COLLECTED DATA
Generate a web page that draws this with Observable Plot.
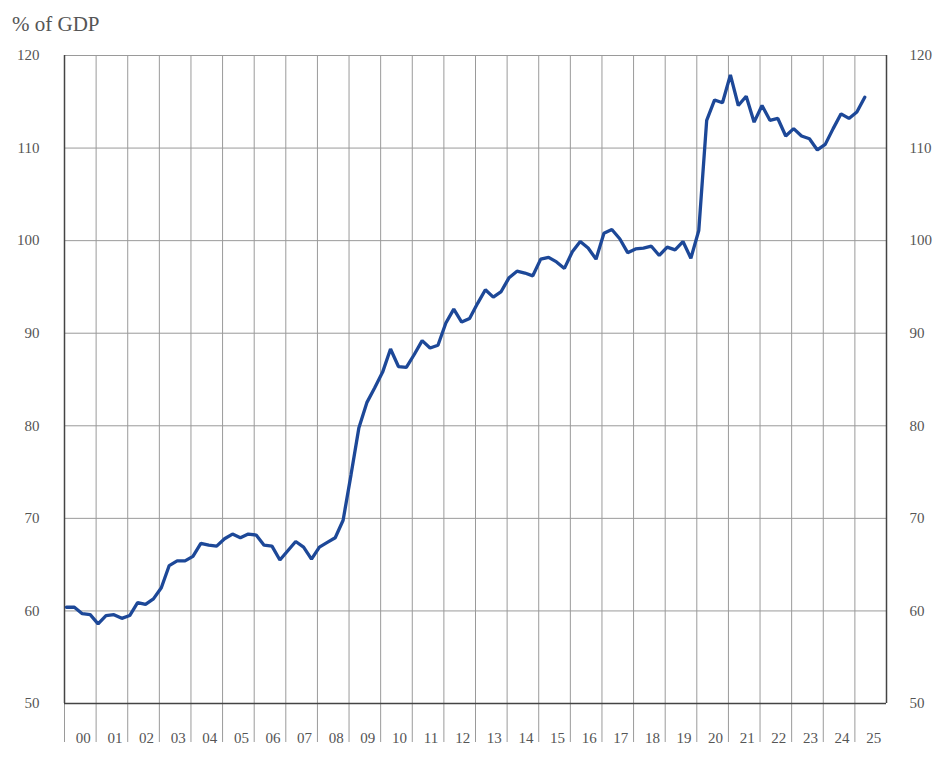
<!DOCTYPE html>
<html>
<head>
<meta charset="utf-8">
<script src="https://cdn.jsdelivr.net/npm/d3@7"></script>
<script src="https://cdn.jsdelivr.net/npm/@observablehq/plot@0.6"></script>
<style>
  body { margin: 0; background: #fff; }
  #wrap { position: relative; width: 948px; height: 765px; }
  #title { position: absolute; left: 12px; top: 12px; font-family: "Liberation Serif", "Times New Roman", "DejaVu Serif", serif; font-size: 21px; color: #555; }
</style>
</head>
<body>
<div id="wrap">
  <div id="title">% of GDP</div>
  <div id="chart"></div>
</div>
<script>
// quarterly ratio, 2000 Q1 .. 2025 Q2
const startYear = 2000;
const values = [
  60.4, 60.4, 59.7, 59.6,   // 2000
  58.6, 59.5, 59.6, 59.2,   // 2001
  59.5, 60.9, 60.7, 61.3,   // 2002
  62.5, 64.9, 65.4, 65.4,   // 2003
  65.9, 67.3, 67.1, 67.0,   // 2004
  67.8, 68.3, 67.9, 68.3,   // 2005
  68.2, 67.1, 67.0, 65.5,   // 2006
  66.5, 67.5, 66.9, 65.6,   // 2007
  66.9, 67.4, 67.9, 69.8,   // 2008
  74.7, 79.8, 82.5, 84.1,   // 2009
  85.8, 88.3, 86.4, 86.3,   // 2010
  87.7, 89.2, 88.4, 88.7,   // 2011
  91.1, 92.6, 91.2, 91.6,   // 2012
  93.2, 94.7, 93.9, 94.5,   // 2013
  96.0, 96.7, 96.5, 96.2,   // 2014
  98.0, 98.2, 97.7, 97.0,   // 2015
  98.8, 99.9, 99.2, 98.0,   // 2016
  100.8, 101.2, 100.2, 98.7, // 2017
  99.1, 99.2, 99.4, 98.4,   // 2018
  99.3, 99.0, 99.9, 98.1,   // 2019
  101.1, 113.0, 115.2, 114.9, // 2020
  117.9, 114.6, 115.6, 112.8, // 2021
  114.6, 113.0, 113.2, 111.3, // 2022
  112.1, 111.3, 111.0, 109.8, // 2023
  110.4, 112.1, 113.7, 113.2, // 2024
  113.9, 115.5               // 2025
];
const years = d3.range(2000, 2026);
const yearLabels = years.map(y => String(y % 100).padStart(2, "0"));
const yTicks = [50, 60, 70, 80, 90, 100, 110, 120];

const data = values.map((v, i) => ({
  t: startYear + Math.floor(i / 4) + (i % 4) / 4 + 1 / 16,
  v
}));

const grid = "#9a9a9a";
const ink = "#555";
const frame = "#444";

let chart = Plot.plot({
  width: 948,
  height: 765,
  marginLeft: 64,
  marginRight: 62,
  marginTop: 55,
  marginBottom: 62,
  style: { fontFamily: "'Liberation Serif', 'Times New Roman', 'DejaVu Serif', serif", fontSize: "15px", color: ink, background: "#fff" },
  x: { domain: [2000, 2026] },
  y: { domain: [50, 120] },
  marks: [
    Plot.gridY(yTicks, { stroke: grid, strokeOpacity: 1 }),
    Plot.gridX(years, { stroke: grid, strokeOpacity: 1 }),
    // year separators extending below the axis
    Plot.axisX(years, { anchor: "bottom", tickSize: 39, stroke: grid, strokeOpacity: 1, tickFormat: () => "", label: null }),
    // year labels centred in each cell
    Plot.axisX(years.map(y => y + 0.5), {
      anchor: "bottom", tickSize: 0, tickPadding: 29, dx: 3,
      tickFormat: (d, i) => yearLabels[i], fill: ink, label: null
    }),
    Plot.axisY(yTicks, { anchor: "left", tickSize: 0, tickPadding: 25, fill: ink, label: null }),
    Plot.axisY(yTicks, { anchor: "right", tickSize: 0, tickPadding: 23, fill: ink, label: null, textAnchor: "start" }),
    Plot.ruleX([2000, 2026], { stroke: frame, strokeWidth: 1.5 }),
    Plot.ruleY([50], { stroke: frame, strokeWidth: 1.5 }),
    Plot.line(data, { x: "t", y: "v", stroke: "#1d4898", strokeWidth: 3.3, strokeLinejoin: "miter" })
  ]
});
d3.select("#chart").append(() => chart);
</script>
</body>
</html>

REQUIRED WORK
Keep the pictures out of the copy and write out the data exactly as it stands.

RESULT BELOW
Generate a web page that draws this with Observable Plot.
<!DOCTYPE html>
<html>
<head>
<meta charset="utf-8">
<script src="https://cdn.jsdelivr.net/npm/d3@7"></script>
<script src="https://cdn.jsdelivr.net/npm/@observablehq/plot@0.6"></script>
<style>
  body { margin: 0; background: #fff; }
  #wrap { position: relative; width: 948px; height: 765px; }
  #title { position: absolute; left: 12px; top: 12px; font-family: "Liberation Serif", "Times New Roman", "DejaVu Serif", serif; font-size: 21px; color: #555; }
</style>
</head>
<body>
<div id="wrap">
  <div id="title">% of GDP</div>
  <div id="chart"></div>
</div>
<script>
// quarterly ratio, 2000 Q1 .. 2025 Q2
const startYear = 2000;
const values = [
  60.4, 60.4, 59.7, 59.6,   // 2000
  58.6, 59.5, 59.6, 59.2,   // 2001
  59.5, 60.9, 60.7, 61.3,   // 2002
  62.5, 64.9, 65.4, 65.4,   // 2003
  65.9, 67.3, 67.1, 67.0,   // 2004
  67.8, 68.3, 67.9, 68.3,   // 2005
  68.2, 67.1, 67.0, 65.5,   // 2006
  66.5, 67.5, 66.9, 65.6,   // 2007
  66.9, 67.4, 67.9, 69.8,   // 2008
  74.7, 79.8, 82.5, 84.1,   // 2009
  85.8, 88.3, 86.4, 86.3,   // 2010
  87.7, 89.2, 88.4, 88.7,   // 2011
  91.1, 92.6, 91.2, 91.6,   // 2012
  93.2, 94.7, 93.9, 94.5,   // 2013
  96.0, 96.7, 96.5, 96.2,   // 2014
  98.0, 98.2, 97.7, 97.0,   // 2015
  98.8, 99.9, 99.2, 98.0,   // 2016
  100.8, 101.2, 100.2, 98.7, // 2017
  99.1, 99.2, 99.4, 98.4,   // 2018
  99.3, 99.0, 99.9, 98.1,   // 2019
  101.1, 113.0, 115.2, 114.9, // 2020
  117.9, 114.6, 115.6, 112.8, // 2021
  114.6, 113.0, 113.2, 111.3, // 2022
  112.1, 111.3, 111.0, 109.8, // 2023
  110.4, 112.1, 113.7, 113.2, // 2024
  113.9, 115.5               // 2025
];
const years = d3.range(2000, 2026);
const yearLabels = years.map(y => String(y % 100).padStart(2, "0"));
const yTicks = [50, 60, 70, 80, 90, 100, 110, 120];

const data = values.map((v, i) => ({
  t: startYear + Math.floor(i / 4) + (i % 4) / 4 + 1 / 16,
  v
}));

const grid = "#9a9a9a";
const ink = "#555";
const frame = "#444";

let chart = Plot.plot({
  width: 948,
  height: 765,
  marginLeft: 64,
  marginRight: 62,
  marginTop: 55,
  marginBottom: 62,
  style: { fontFamily: "'Liberation Serif', 'Times New Roman', 'DejaVu Serif', serif", fontSize: "15px", color: ink, background: "#fff" },
  x: { domain: [2000, 2026] },
  y: { domain: [50, 120] },
  marks: [
    Plot.gridY(yTicks, { stroke: grid, strokeOpacity: 1 }),
    Plot.gridX(years, { stroke: grid, strokeOpacity: 1 }),
    // year separators extending below the axis
    Plot.axisX(years, { anchor: "bottom", tickSize: 39, stroke: grid, strokeOpacity: 1, tickFormat: () => "", label: null }),
    // year labels centred in each cell
    Plot.axisX(years.map(y => y + 0.5), {
      anchor: "bottom", tickSize: 0, tickPadding: 29, dx: 3,
      tickFormat: (d, i) => yearLabels[i], fill: ink, label: null
    }),
    Plot.axisY(yTicks, { anchor: "left", tickSize: 0, tickPadding: 25, fill: ink, label: null }),
    Plot.axisY(yTicks, { anchor: "right", tickSize: 0, tickPadding: 23, fill: ink, label: null, textAnchor: "start" }),
    Plot.ruleX([2000, 2026], { stroke: frame, strokeWidth: 1.5 }),
    Plot.ruleY([50], { stroke: frame, strokeWidth: 1.5 }),
    Plot.line(data, { x: "t", y: "v", stroke: "#1d4898", strokeWidth: 3.3, strokeLinejoin: "miter" })
  ]
});
d3.select("#chart").append(() => chart);
</script>
</body>
</html>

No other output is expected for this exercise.